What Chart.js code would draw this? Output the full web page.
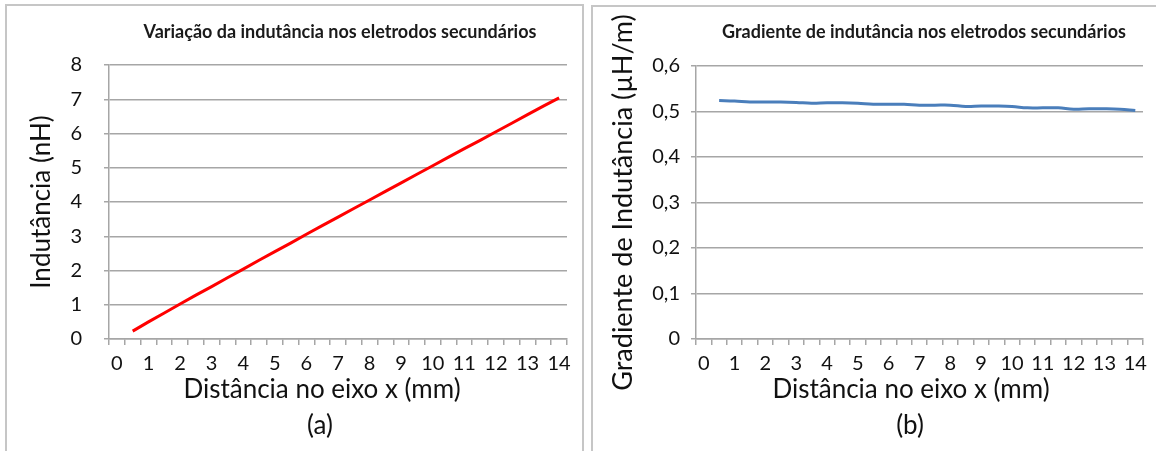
<!DOCTYPE html>
<html><head><meta charset="utf-8">
<script src="https://cdn.jsdelivr.net/npm/chart.js@4.4.1/dist/chart.umd.min.js"></script>
<style>
html,body{margin:0;padding:0;background:#fff;width:1156px;height:451px;overflow:hidden;}
.box{position:absolute;border:2px solid #c6c6c6;box-sizing:border-box;}
.wrap{position:absolute;top:0;}
canvas{display:block;}
</style></head><body>
<div class="box" style="left:5px;top:4px;width:579px;height:470px"></div>
<div class="box" style="left:591px;top:5px;width:590px;height:470px"></div>
<div class="wrap" style="left:0;width:588px;height:451px"><canvas id="ca" width="588" height="451"></canvas></div>
<div class="wrap" style="left:588px;width:568px;height:451px"><canvas id="cb" width="568" height="451"></canvas></div>
<script>
// x categories (mm), every 0.5 mm
const categories = ['0','0,5','1','1,5','2','2,5','3','3,5','4','4,5','5','5,5','6','6,5','7','7,5','8','8,5','9','9,5','10','10,5','11','11,5','12','12,5','13','13,5','14'];
// x tick labels shown (every other category)
const xTickLabels = ['0','1','2','3','4','5','6','7','8','9','10','11','12','13','14'];
// Inductance (nH)
const inductance = [null,0.23,0.50,0.76,1.02,1.28,1.53,1.79,2.04,2.30,2.55,2.80,3.06,3.31,3.56,3.81,4.06,4.31,4.56,4.81,5.06,5.31,5.56,5.80,6.05,6.30,6.55,6.80,7.04];
// Inductance gradient (µH/m)
const gradient = [null,0.524,0.523,0.521,0.521,0.521,0.520,0.518,0.519,0.519,0.518,0.516,0.516,0.516,0.514,0.514,0.514,0.511,0.512,0.512,0.511,0.508,0.508,0.508,0.505,0.506,0.506,0.505,0.502];
// y tick labels
const yTicksA = ['0','1','2','3','4','5','6','7','8'];
const yTicksB = ['0','0,1','0,2','0,3','0,4','0,5','0,6'];

const GRID = '#a6a6a6';
const TXT = '#111111';
const FONT = 'Lato';

const captions = {
  id: 'captions',
  afterDraw(chart, args, o) {
    const ctx = chart.ctx;
    ctx.save();
    ctx.textAlign = 'center';
    ctx.textBaseline = 'middle';
    ctx.fillStyle = '#1a1a1a';
    ctx.font = 'bold ' + o.titleSize + 'px ' + FONT;
    ctx.fillText(o.chartTitle, o.tx, o.ty);
    ctx.fillStyle = TXT;
    ctx.font = o.size + 'px ' + FONT;
    ctx.fillText(o.title, o.x1, o.y1);
    ctx.fillText(o.label, o.x2, o.y2);
    ctx.restore();
  }
};

function makeChart(id, cfg) {
  return new Chart(document.getElementById(id), {
    type: 'line',
    data: {
      labels: categories,
      datasets: [{
        data: cfg.data,
        borderColor: cfg.color,
        borderWidth: 3,
        pointRadius: 0,
        tension: cfg.tension,
        fill: false
      }]
    },
    plugins: [captions],
    options: {
      responsive: false,
      animation: false,
      layout: { padding: { left: 0, right: cfg.padRight, top: cfg.top, bottom: 0 } },
      plugins: {
        legend: { display: false },
        tooltip: { enabled: false },
        title: { display: false },
        captions: cfg.captions
      },
      scales: {
        x: {
          type: 'category',
          offset: true,
          grid: { display: true, offset: true, drawOnChartArea: false, drawTicks: true, tickLength: 6, color: GRID, lineWidth: 1.5 },
          border: { display: true, color: GRID, width: 1.5 },
          ticks: {
            autoSkip: false, maxRotation: 0, minRotation: 0,
            color: TXT, padding: 7,
            font: { family: FONT, size: 20 },
            callback: (v, i) => (i % 2 === 0 ? xTickLabels[i / 2] : '')
          },
          afterFit: s => { s.height = 451 - cfg.bottom; }
        },
        y: {
          min: 0, max: cfg.ymax,
          grid: { color: GRID, lineWidth: 1.5, tickLength: 5 },
          border: { display: true, color: GRID, width: 1.5 },
          ticks: {
            stepSize: cfg.step, color: TXT, padding: cfg.tickPad,
            font: { family: FONT, size: 20 },
            callback: (v, i) => cfg.yTicks[i]
          },
          title: {
            display: true, text: cfg.yTitle, color: TXT,
            font: { family: FONT, size: cfg.yTitleSize, lineHeight: 1.2 },
            padding: { top: cfg.yTitlePad, bottom: 0 }
          },
          afterFit: s => { s.width = cfg.left; }
        }
      }
    }
  });
}

makeChart('ca', {
  data: inductance, color: '#ff0000', tension: 0,
  padRight: 21, top: 65, bottom: 339, left: 109,
  ymax: 8, step: 1, yTicks: yTicksA, tickPad: 22,
  yTitle: 'Indutância (nH)', yTitlePad: 26, yTitleSize: 26,
  captions: {
    chartTitle: 'Variação da indutância nos eletrodos secundários', tx: 340, ty: 32, titleSize: 18,
    title: 'Distância no eixo x (mm)', label: '(a)', x1: 322, y1: 390, x2: 320, y2: 426, size: 26
  }
});

makeChart('cb', {
  data: gradient, color: '#4a7ebb', tension: 0.4,
  padRight: 13, top: 66, bottom: 339, left: 108,
  ymax: 0.6, step: 0.1, yTicks: yTicksB, tickPad: 11,
  yTitle: 'Gradiente de Indutância (µH/m)', yTitlePad: 19, yTitleSize: 27,
  captions: {
    chartTitle: 'Gradiente de indutância nos eletrodos secundários', tx: 336, ty: 32, titleSize: 18,
    title: 'Distância no eixo x (mm)', label: '(b)', x1: 323, y1: 390, x2: 322, y2: 426, size: 26
  }
});
</script>
</body></html>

---+---

Set problem:
The data above needs to be retyped exactly, with the images left out.

Problem solution:
What Chart.js code would draw this? Output the full web page.
<!DOCTYPE html>
<html><head><meta charset="utf-8">
<script src="https://cdn.jsdelivr.net/npm/chart.js@4.4.1/dist/chart.umd.min.js"></script>
<style>
html,body{margin:0;padding:0;background:#fff;width:1156px;height:451px;overflow:hidden;}
.box{position:absolute;border:2px solid #c6c6c6;box-sizing:border-box;}
.wrap{position:absolute;top:0;}
canvas{display:block;}
</style></head><body>
<div class="box" style="left:5px;top:4px;width:579px;height:470px"></div>
<div class="box" style="left:591px;top:5px;width:590px;height:470px"></div>
<div class="wrap" style="left:0;width:588px;height:451px"><canvas id="ca" width="588" height="451"></canvas></div>
<div class="wrap" style="left:588px;width:568px;height:451px"><canvas id="cb" width="568" height="451"></canvas></div>
<script>
// x categories (mm), every 0.5 mm
const categories = ['0','0,5','1','1,5','2','2,5','3','3,5','4','4,5','5','5,5','6','6,5','7','7,5','8','8,5','9','9,5','10','10,5','11','11,5','12','12,5','13','13,5','14'];
// x tick labels shown (every other category)
const xTickLabels = ['0','1','2','3','4','5','6','7','8','9','10','11','12','13','14'];
// Inductance (nH)
const inductance = [null,0.23,0.50,0.76,1.02,1.28,1.53,1.79,2.04,2.30,2.55,2.80,3.06,3.31,3.56,3.81,4.06,4.31,4.56,4.81,5.06,5.31,5.56,5.80,6.05,6.30,6.55,6.80,7.04];
// Inductance gradient (µH/m)
const gradient = [null,0.524,0.523,0.521,0.521,0.521,0.520,0.518,0.519,0.519,0.518,0.516,0.516,0.516,0.514,0.514,0.514,0.511,0.512,0.512,0.511,0.508,0.508,0.508,0.505,0.506,0.506,0.505,0.502];
// y tick labels
const yTicksA = ['0','1','2','3','4','5','6','7','8'];
const yTicksB = ['0','0,1','0,2','0,3','0,4','0,5','0,6'];

const GRID = '#a6a6a6';
const TXT = '#111111';
const FONT = 'Lato';

const captions = {
  id: 'captions',
  afterDraw(chart, args, o) {
    const ctx = chart.ctx;
    ctx.save();
    ctx.textAlign = 'center';
    ctx.textBaseline = 'middle';
    ctx.fillStyle = '#1a1a1a';
    ctx.font = 'bold ' + o.titleSize + 'px ' + FONT;
    ctx.fillText(o.chartTitle, o.tx, o.ty);
    ctx.fillStyle = TXT;
    ctx.font = o.size + 'px ' + FONT;
    ctx.fillText(o.title, o.x1, o.y1);
    ctx.fillText(o.label, o.x2, o.y2);
    ctx.restore();
  }
};

function makeChart(id, cfg) {
  return new Chart(document.getElementById(id), {
    type: 'line',
    data: {
      labels: categories,
      datasets: [{
        data: cfg.data,
        borderColor: cfg.color,
        borderWidth: 3,
        pointRadius: 0,
        tension: cfg.tension,
        fill: false
      }]
    },
    plugins: [captions],
    options: {
      responsive: false,
      animation: false,
      layout: { padding: { left: 0, right: cfg.padRight, top: cfg.top, bottom: 0 } },
      plugins: {
        legend: { display: false },
        tooltip: { enabled: false },
        title: { display: false },
        captions: cfg.captions
      },
      scales: {
        x: {
          type: 'category',
          offset: true,
          grid: { display: true, offset: true, drawOnChartArea: false, drawTicks: true, tickLength: 6, color: GRID, lineWidth: 1.5 },
          border: { display: true, color: GRID, width: 1.5 },
          ticks: {
            autoSkip: false, maxRotation: 0, minRotation: 0,
            color: TXT, padding: 7,
            font: { family: FONT, size: 20 },
            callback: (v, i) => (i % 2 === 0 ? xTickLabels[i / 2] : '')
          },
          afterFit: s => { s.height = 451 - cfg.bottom; }
        },
        y: {
          min: 0, max: cfg.ymax,
          grid: { color: GRID, lineWidth: 1.5, tickLength: 5 },
          border: { display: true, color: GRID, width: 1.5 },
          ticks: {
            stepSize: cfg.step, color: TXT, padding: cfg.tickPad,
            font: { family: FONT, size: 20 },
            callback: (v, i) => cfg.yTicks[i]
          },
          title: {
            display: true, text: cfg.yTitle, color: TXT,
            font: { family: FONT, size: cfg.yTitleSize, lineHeight: 1.2 },
            padding: { top: cfg.yTitlePad, bottom: 0 }
          },
          afterFit: s => { s.width = cfg.left; }
        }
      }
    }
  });
}

makeChart('ca', {
  data: inductance, color: '#ff0000', tension: 0,
  padRight: 21, top: 65, bottom: 339, left: 109,
  ymax: 8, step: 1, yTicks: yTicksA, tickPad: 22,
  yTitle: 'Indutância (nH)', yTitlePad: 26, yTitleSize: 26,
  captions: {
    chartTitle: 'Variação da indutância nos eletrodos secundários', tx: 340, ty: 32, titleSize: 18,
    title: 'Distância no eixo x (mm)', label: '(a)', x1: 322, y1: 390, x2: 320, y2: 426, size: 26
  }
});

makeChart('cb', {
  data: gradient, color: '#4a7ebb', tension: 0.4,
  padRight: 13, top: 66, bottom: 339, left: 108,
  ymax: 0.6, step: 0.1, yTicks: yTicksB, tickPad: 11,
  yTitle: 'Gradiente de Indutância (µH/m)', yTitlePad: 19, yTitleSize: 27,
  captions: {
    chartTitle: 'Gradiente de indutância nos eletrodos secundários', tx: 336, ty: 32, titleSize: 18,
    title: 'Distância no eixo x (mm)', label: '(b)', x1: 323, y1: 390, x2: 322, y2: 426, size: 26
  }
});
</script>
</body></html>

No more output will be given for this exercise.